Scheme Programming – Understanding Scheme Correctly

functional programmingscheme

Inspired by the numerous posts about the importance of learning Lisp/Scheme I started to learn Scheme two days back, I am using the book "The little Schemer" and have completed half of it.

But I still haven't learned anything new, the book teaches about recursion which I already understand and uses lambda (which I can think of a way to define a function in C).
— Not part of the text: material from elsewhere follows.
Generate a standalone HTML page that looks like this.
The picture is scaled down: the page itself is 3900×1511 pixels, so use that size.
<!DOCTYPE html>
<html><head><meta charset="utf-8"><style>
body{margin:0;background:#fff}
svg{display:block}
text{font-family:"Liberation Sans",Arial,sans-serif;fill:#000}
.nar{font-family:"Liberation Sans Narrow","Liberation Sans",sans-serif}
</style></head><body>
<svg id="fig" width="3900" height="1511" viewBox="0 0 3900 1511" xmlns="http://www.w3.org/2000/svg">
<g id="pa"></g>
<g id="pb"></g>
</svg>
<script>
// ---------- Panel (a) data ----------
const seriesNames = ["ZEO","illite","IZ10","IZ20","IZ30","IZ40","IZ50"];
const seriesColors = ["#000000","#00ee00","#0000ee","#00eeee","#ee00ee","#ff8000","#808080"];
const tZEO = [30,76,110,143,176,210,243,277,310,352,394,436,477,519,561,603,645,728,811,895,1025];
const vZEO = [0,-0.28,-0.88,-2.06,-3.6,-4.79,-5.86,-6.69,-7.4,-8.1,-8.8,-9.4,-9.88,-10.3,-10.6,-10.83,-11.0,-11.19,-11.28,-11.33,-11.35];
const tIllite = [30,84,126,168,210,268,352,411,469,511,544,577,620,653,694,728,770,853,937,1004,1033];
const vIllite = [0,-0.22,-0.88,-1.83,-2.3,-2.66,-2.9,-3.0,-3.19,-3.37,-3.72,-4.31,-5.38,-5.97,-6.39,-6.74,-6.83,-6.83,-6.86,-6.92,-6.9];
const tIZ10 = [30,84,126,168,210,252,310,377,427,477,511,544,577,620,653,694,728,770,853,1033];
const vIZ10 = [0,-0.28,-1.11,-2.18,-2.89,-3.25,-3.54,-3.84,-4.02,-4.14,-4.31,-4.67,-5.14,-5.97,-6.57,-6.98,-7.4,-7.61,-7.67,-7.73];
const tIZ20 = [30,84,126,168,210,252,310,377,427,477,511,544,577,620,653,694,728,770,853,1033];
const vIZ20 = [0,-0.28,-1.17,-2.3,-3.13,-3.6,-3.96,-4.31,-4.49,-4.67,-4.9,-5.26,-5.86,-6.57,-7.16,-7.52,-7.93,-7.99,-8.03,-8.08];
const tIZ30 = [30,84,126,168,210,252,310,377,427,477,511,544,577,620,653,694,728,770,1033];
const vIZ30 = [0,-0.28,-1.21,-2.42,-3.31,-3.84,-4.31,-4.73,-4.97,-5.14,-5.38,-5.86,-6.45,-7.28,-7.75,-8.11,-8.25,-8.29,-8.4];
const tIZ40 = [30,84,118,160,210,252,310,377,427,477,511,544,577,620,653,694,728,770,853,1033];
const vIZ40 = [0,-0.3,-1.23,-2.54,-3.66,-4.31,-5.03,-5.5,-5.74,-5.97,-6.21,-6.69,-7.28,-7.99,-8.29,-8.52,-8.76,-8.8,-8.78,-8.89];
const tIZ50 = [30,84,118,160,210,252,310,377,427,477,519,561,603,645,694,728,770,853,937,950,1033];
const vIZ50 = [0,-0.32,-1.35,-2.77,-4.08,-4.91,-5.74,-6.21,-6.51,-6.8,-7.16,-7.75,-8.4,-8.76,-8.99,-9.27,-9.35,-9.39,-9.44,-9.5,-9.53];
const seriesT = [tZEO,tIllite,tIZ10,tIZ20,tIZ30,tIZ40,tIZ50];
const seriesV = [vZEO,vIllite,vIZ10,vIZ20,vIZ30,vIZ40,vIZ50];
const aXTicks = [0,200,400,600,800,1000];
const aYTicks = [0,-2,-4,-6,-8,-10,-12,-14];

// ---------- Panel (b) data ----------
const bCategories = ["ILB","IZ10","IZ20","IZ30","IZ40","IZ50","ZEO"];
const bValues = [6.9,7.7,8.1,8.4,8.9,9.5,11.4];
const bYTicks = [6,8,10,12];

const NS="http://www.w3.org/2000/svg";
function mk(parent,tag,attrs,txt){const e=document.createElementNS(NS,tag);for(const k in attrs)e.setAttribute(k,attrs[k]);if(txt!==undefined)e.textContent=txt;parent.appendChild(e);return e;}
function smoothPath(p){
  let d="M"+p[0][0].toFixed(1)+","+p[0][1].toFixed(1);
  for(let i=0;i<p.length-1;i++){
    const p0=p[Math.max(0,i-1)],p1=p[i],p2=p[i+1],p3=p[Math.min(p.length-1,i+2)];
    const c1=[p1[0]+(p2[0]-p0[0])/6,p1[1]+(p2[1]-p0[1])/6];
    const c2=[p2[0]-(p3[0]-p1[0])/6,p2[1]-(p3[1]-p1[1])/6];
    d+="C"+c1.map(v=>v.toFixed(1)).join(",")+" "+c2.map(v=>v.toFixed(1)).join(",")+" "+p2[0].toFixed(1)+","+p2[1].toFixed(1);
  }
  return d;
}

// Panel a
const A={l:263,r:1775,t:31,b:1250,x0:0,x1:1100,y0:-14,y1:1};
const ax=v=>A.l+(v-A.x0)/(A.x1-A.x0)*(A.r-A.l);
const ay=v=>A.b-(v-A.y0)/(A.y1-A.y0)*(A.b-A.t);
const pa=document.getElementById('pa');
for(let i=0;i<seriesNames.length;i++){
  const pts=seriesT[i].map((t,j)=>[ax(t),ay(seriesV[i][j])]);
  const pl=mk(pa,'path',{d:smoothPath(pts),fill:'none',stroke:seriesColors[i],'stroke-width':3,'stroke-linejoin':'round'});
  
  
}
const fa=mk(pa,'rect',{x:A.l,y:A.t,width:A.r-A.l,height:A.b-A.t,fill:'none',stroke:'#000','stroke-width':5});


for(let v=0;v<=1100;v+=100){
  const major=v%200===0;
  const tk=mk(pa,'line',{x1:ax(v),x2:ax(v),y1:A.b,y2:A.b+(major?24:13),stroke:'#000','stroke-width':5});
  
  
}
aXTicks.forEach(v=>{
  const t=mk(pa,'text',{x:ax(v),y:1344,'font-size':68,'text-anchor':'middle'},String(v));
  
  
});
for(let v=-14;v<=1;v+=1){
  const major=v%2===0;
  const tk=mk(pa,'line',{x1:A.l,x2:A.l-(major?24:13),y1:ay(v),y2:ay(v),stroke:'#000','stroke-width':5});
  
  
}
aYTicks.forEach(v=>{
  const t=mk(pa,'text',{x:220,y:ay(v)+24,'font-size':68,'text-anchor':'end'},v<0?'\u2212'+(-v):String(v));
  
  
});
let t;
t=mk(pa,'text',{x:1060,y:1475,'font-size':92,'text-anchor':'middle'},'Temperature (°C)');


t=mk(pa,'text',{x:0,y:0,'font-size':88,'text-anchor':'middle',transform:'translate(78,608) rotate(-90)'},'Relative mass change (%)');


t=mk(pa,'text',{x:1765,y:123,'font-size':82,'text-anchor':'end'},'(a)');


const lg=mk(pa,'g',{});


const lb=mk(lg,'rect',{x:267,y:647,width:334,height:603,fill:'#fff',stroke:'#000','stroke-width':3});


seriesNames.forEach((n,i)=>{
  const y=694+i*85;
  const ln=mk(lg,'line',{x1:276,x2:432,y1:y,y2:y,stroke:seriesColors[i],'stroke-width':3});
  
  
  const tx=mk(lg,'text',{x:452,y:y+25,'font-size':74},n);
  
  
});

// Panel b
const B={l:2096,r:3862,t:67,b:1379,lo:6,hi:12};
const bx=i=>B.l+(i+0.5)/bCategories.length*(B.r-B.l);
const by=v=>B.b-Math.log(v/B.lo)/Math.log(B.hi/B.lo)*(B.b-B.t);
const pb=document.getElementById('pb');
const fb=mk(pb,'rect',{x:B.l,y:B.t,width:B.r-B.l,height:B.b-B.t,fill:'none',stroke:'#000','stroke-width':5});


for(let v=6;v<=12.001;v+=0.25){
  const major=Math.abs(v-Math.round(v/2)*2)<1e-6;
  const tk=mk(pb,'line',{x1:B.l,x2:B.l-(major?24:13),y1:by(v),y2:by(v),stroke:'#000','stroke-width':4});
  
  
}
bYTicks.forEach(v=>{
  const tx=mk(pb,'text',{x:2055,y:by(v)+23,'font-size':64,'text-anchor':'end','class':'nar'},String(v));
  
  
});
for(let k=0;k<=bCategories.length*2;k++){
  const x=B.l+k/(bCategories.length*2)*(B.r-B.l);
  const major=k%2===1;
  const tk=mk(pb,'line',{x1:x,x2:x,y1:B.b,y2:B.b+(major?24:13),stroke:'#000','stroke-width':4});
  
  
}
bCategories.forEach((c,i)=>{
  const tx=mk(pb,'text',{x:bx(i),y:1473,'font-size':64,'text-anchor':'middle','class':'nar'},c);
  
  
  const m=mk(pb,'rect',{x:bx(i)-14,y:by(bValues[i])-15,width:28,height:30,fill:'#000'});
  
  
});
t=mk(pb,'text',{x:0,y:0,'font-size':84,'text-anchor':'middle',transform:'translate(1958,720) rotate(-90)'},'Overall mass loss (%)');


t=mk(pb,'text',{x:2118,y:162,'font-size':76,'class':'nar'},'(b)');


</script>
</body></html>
I still haven't got the concept of functional programming (please point to some example of functional compared to normal programming methods in C/C++ so I can get it).

Am I learning in the wrong way? or is "The little Schemer" for a newbie in programming and I should look for some other books?

Best Answer

Wait until you'll get to the lexical closures.
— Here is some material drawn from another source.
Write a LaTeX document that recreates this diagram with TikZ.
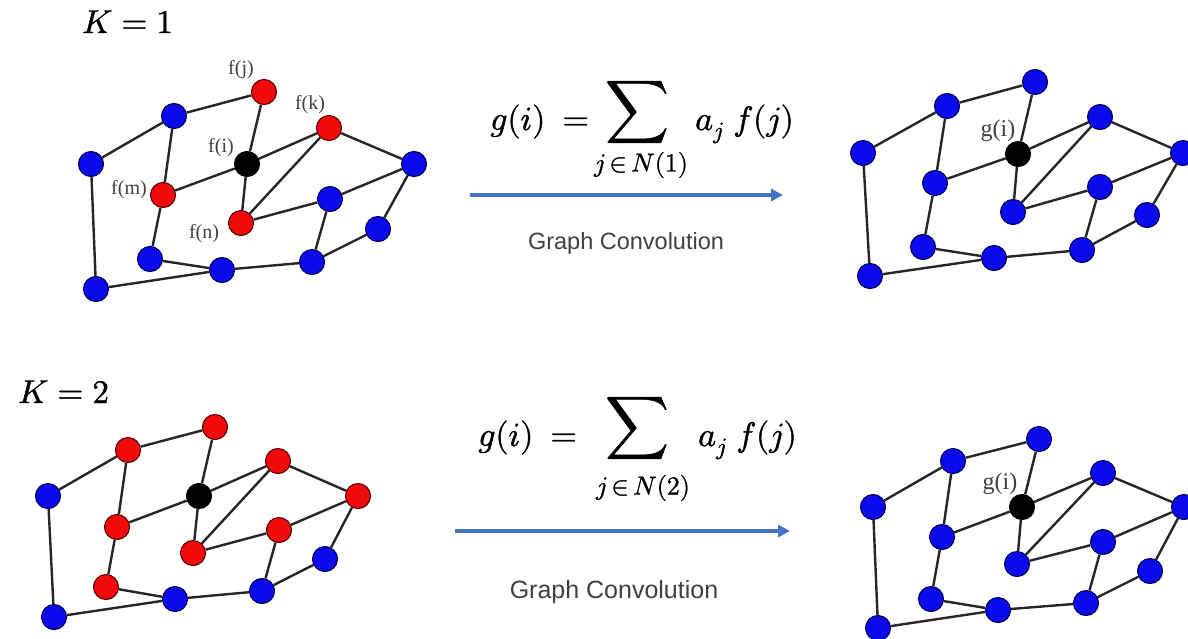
\documentclass[tikz,border=0pt]{standalone}
\usepackage{fontspec}
\usepackage{unicode-math}
\setmathfont{Latin Modern Math}[FakeBold=1.2]
\newfontfamily\seriflab{Liberation Serif}
\newfontfamily\sanslab{Liberation Sans}
\usetikzlibrary{arrows.meta}
\definecolor{nblue}{RGB}{10,10,235}
\definecolor{nred}{RGB}{240,10,10}
\definecolor{arrowblue}{RGB}{68,114,196}
\definecolor{txtgray}{RGB}{64,64,64}
\begin{document}
\begin{tikzpicture}[x=1pt,y=-1pt,
  vtx/.style={circle,minimum size=25pt,inner sep=0pt,line width=1.1pt},
  bv/.style={vtx,fill=nblue,draw=blue!35!black},
  rv/.style={vtx,fill=nred,draw=red!35!black},
  kv/.style={vtx,fill=black,draw=black},
  edge/.style={line width=2.4pt,draw=black!85},
  flabel/.style={font=\seriflab\fontsize{20}{22}\selectfont,text=black!75,inner sep=0pt},
  glabel/.style={font=\seriflab\fontsize{24}{26}\selectfont,text=black!75,inner sep=0pt},
  convarrow/.style={line width=3.4pt,draw=arrowblue,-{Triangle[length=12pt,width=12pt]}},
  convtext/.style={font=\sanslab\fontsize{23.5}{26}\selectfont,text=txtgray,inner sep=0pt},
  convtextb/.style={font=\sanslab\fontsize{25}{28}\selectfont,text=txtgray,inner sep=0pt},
  mtext/.style={font=\fontsize{34}{40}\selectfont,inner sep=0pt,anchor=base west},
  ktext/.style={font=\fontsize{33}{38}\selectfont,inner sep=0pt,anchor=base west},
  sumtext/.style={font=\fontsize{44}{50}\selectfont,inner sep=0pt},
  subtext/.style={font=\fontsize{26}{30}\selectfont,inner sep=0pt},
]
\useasboundingbox (0,0) rectangle (1188,638);

% ---------- graph 1 (K=1, input) ----------
\node[bv] (g1A) at (91,164) {};
\node[bv] (g1B) at (174,116) {};
\node[rv] (g1J) at (264,92) {};
\node[rv] (g1K) at (329,128) {};
\node[kv] (g1I) at (247,164) {};
\node[bv] (g1R) at (414,164) {};
\node[rv] (g1M) at (163,195) {};
\node[rv] (g1N) at (241,223) {};
\node[bv] (g1P) at (330,199) {};
\node[bv] (g1Q) at (378,229) {};
\node[bv] (g1S) at (150,259) {};
\node[bv] (g1T) at (222,270) {};
\node[bv] (g1U) at (312,262) {};
\node[bv] (g1V) at (96,289) {};
\node[flabel] (l1j) at (241,70) {f(j)};
\node[flabel] (l1k) at (310,105) {f(k)};
\node[flabel] (l1i) at (221,148) {f(i)};
\node[flabel] (l1m) at (129,190) {f(m)};
\node[flabel] (l1n) at (204,234) {f(n)};

% ---------- graph 2 (K=1, output) ----------
\node[bv] (g2A) at (863,153) {};
\node[bv] (g2B) at (947,106) {};
\node[bv] (g2J) at (1035,82) {};
\node[bv] (g2K) at (1100,117) {};
\node[kv] (g2I) at (1018,154) {};
\node[bv] (g2R) at (1183,153) {};
\node[bv] (g2M) at (935,183) {};
\node[bv] (g2N) at (1013,212) {};
\node[bv] (g2P) at (1100,187) {};
\node[bv] (g2Q) at (1147,215) {};
\node[bv] (g2S) at (923,247) {};
\node[bv] (g2T) at (994,258) {};
\node[bv] (g2U) at (1082,250) {};
\node[bv] (g2V) at (870,276) {};
\node[glabel] (l2g) at (998,131) {g(i)};

% ---------- graph 3 (K=2, input) ----------
\node[bv] (g3A) at (48,496) {};
\node[rv] (g3B) at (128,450) {};
\node[rv] (g3J) at (215,427) {};
\node[rv] (g3K) at (278,461) {};
\node[kv] (g3I) at (199,496) {};
\node[rv] (g3R) at (358,496) {};
\node[rv] (g3M) at (117,527) {};
\node[rv] (g3N) at (193,553) {};
\node[rv] (g3P) at (279,530) {};
\node[bv] (g3Q) at (325,559) {};
\node[rv] (g3S) at (106,587) {};
\node[bv] (g3T) at (175,599) {};
\node[bv] (g3U) at (262,591) {};
\node[bv] (g3V) at (54,617) {};

% ---------- graph 4 (K=2, output) ----------
\node[bv] (g4A) at (873,507) {};
\node[bv] (g4B) at (953,461) {};
\node[bv] (g4J) at (1039,439) {};
\node[bv] (g4K) at (1103,473) {};
\node[kv] (g4I) at (1022,507) {};
\node[bv] (g4R) at (1184,507) {};
\node[bv] (g4M) at (942,537) {};
\node[bv] (g4N) at (1017,564) {};
\node[bv] (g4P) at (1103,542) {};
\node[bv] (g4Q) at (1150,571) {};
\node[bv] (g4S) at (931,599) {};
\node[bv] (g4T) at (998,610) {};
\node[bv] (g4U) at (1086,603) {};
\node[bv] (g4V) at (878,628) {};
\node[glabel] (l4g) at (1000,484) {g(i)};

% ---------- edges ----------
\foreach \g in {1,2,3,4}{
  \foreach \u/\v in {A/B,B/J,A/V,B/M,J/I,I/K,I/M,I/N,K/N,K/R,R/P,P/N,R/Q,M/S,S/T,T/V,T/U,U/P,U/Q}
    \draw[edge] (g\g\u) -- (g\g\v);
}

% ---------- K labels ----------
\node[ktext] (k1) at (82,33) {$K=1$};
\node[ktext] (k2) at (18,403) {$K=2$};

% ---------- formulas ----------
\node[mtext] (f1l) at (490,130) {$g(i)\:=$};
\node[sumtext] (f1s) at (637,112) {$\displaystyle\sum$};
\node[subtext] (f1b) at (641,165) {$j\,{\in}\,N(1)$};
\node[mtext] (f1r) at (695,130) {$a_j\;f(j)$};

\node[mtext] (f2l) at (478,446) {$g(i)\:=$};
\node[sumtext] (f2s) at (637,428) {$\displaystyle\sum$};
\node[subtext] (f2b) at (643,488) {$j\,{\in}\,N(2)$};
\node[mtext] (f2r) at (698,446) {$a_j\;f(j)$};

% ---------- arrows ----------
\coordinate (a1s) at (470,195);
\coordinate (a1e) at (783,195);
\draw[convarrow] (a1s) -- (a1e);
\node[convtext] (c1) at (626,243) {Graph Convolution};

\coordinate (a2s) at (455,531);
\coordinate (a2e) at (790,531);
\draw[convarrow] (a2s) -- (a2e);
\node[convtextb] (c2) at (614,592) {Graph Convolution};
\end{tikzpicture}
\end{document}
Than try to grasp the homoiconic property of the language - this is what makes it really different from the C-likes.

And make sure you'll learn a Scheme with a proper define-macro implementation (I'd recommend Racket or Bigloo), not just standard hygienic macros (the latter would not surprise you at all if you're familiar with the C++ templates). Most Scheme textbooks would skip this stuff, unfortunately, but I'd argue that there is nothing nearly as important in Lisps as the proper macros.

It is also important to try to understand the purely functional subset of Scheme and learn how to solve all the possible programming problems with it. "Little Schemer" is a good starting point, but not nearly sufficient. Go through "Structure and Interpretation of Computer programs" after it.